▶ To do: Locate the string "Write" in the listing below. Copy every line where it is found.

▶ Records shown:
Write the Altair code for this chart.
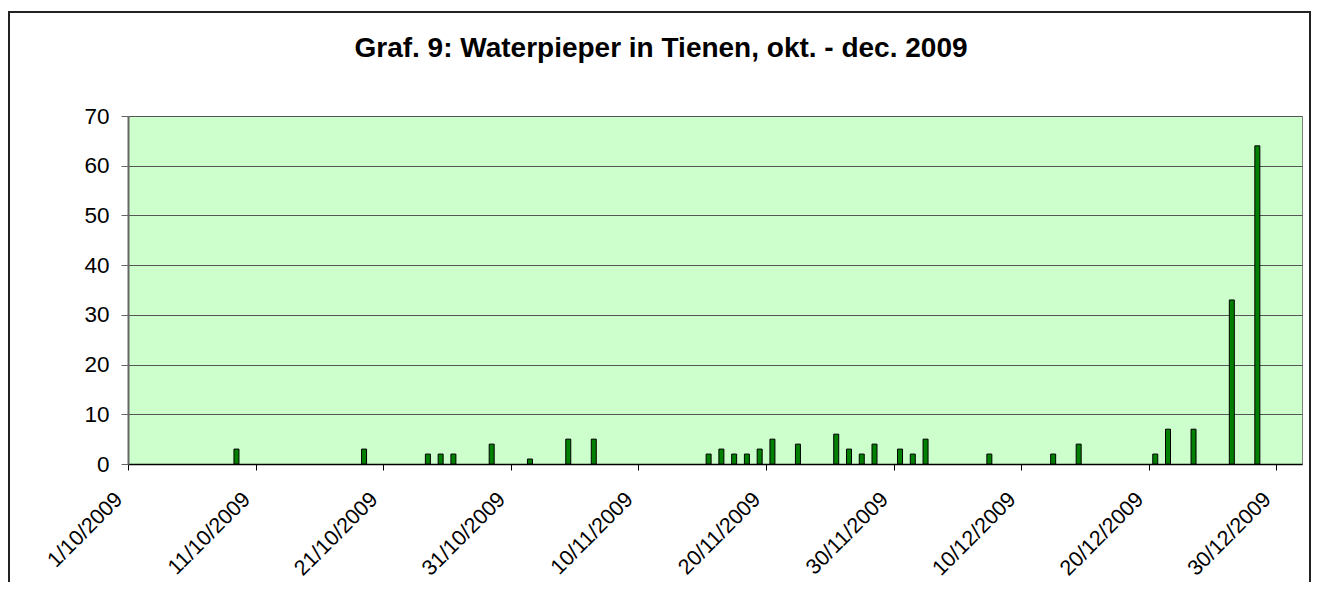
--
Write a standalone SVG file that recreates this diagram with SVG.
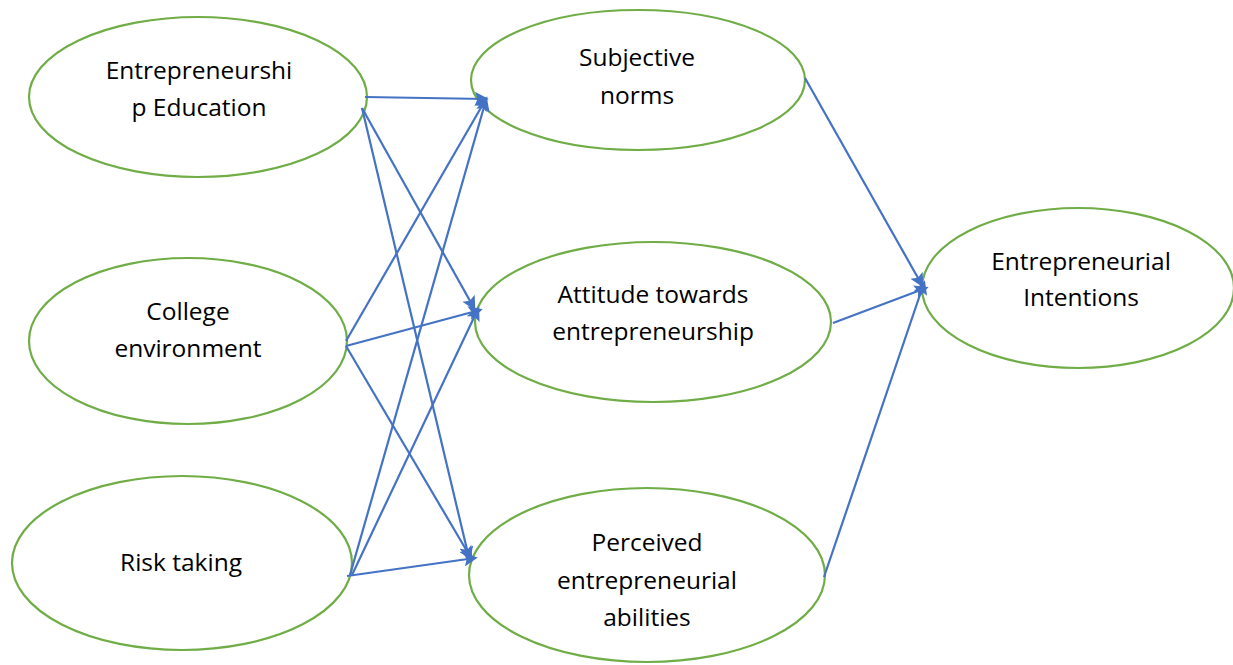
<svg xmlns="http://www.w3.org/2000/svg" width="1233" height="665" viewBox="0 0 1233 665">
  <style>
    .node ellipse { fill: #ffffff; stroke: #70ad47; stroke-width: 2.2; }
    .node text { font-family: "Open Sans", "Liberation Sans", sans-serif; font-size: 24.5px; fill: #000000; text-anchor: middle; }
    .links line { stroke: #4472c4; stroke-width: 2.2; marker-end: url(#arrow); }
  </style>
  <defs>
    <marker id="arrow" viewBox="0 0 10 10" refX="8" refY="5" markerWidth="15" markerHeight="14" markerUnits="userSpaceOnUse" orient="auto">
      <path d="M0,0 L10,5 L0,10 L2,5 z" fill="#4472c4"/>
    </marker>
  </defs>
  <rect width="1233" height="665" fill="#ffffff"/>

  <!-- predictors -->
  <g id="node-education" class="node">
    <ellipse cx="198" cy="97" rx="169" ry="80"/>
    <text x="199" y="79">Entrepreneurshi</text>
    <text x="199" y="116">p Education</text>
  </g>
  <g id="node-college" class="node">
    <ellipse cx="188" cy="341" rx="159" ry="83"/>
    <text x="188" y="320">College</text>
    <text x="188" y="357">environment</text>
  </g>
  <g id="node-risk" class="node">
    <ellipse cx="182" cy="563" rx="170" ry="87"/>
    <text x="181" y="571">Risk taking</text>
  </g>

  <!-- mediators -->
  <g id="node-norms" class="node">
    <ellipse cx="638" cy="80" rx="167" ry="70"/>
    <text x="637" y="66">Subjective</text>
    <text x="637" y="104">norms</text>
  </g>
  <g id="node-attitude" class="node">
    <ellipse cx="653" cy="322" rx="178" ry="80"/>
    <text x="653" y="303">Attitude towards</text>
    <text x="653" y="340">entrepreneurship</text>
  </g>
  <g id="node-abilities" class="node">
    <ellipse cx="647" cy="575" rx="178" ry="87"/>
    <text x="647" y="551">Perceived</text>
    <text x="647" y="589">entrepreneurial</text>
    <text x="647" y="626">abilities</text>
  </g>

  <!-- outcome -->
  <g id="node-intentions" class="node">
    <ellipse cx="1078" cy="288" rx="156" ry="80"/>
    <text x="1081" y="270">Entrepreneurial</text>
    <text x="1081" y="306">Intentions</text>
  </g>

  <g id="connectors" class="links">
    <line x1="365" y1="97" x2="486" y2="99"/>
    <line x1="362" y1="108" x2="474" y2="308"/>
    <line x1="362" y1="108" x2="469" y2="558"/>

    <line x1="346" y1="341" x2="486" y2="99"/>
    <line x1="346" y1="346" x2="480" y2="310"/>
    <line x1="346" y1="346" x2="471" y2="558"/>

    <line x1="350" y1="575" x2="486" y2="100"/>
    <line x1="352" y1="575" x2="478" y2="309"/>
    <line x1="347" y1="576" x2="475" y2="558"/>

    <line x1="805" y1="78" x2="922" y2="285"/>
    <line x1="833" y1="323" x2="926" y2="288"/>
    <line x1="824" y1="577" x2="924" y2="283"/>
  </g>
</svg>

▶ Answer to this exercise:
Write the Altair code for this chart.
Write a standalone SVG file that recreates this diagram with SVG.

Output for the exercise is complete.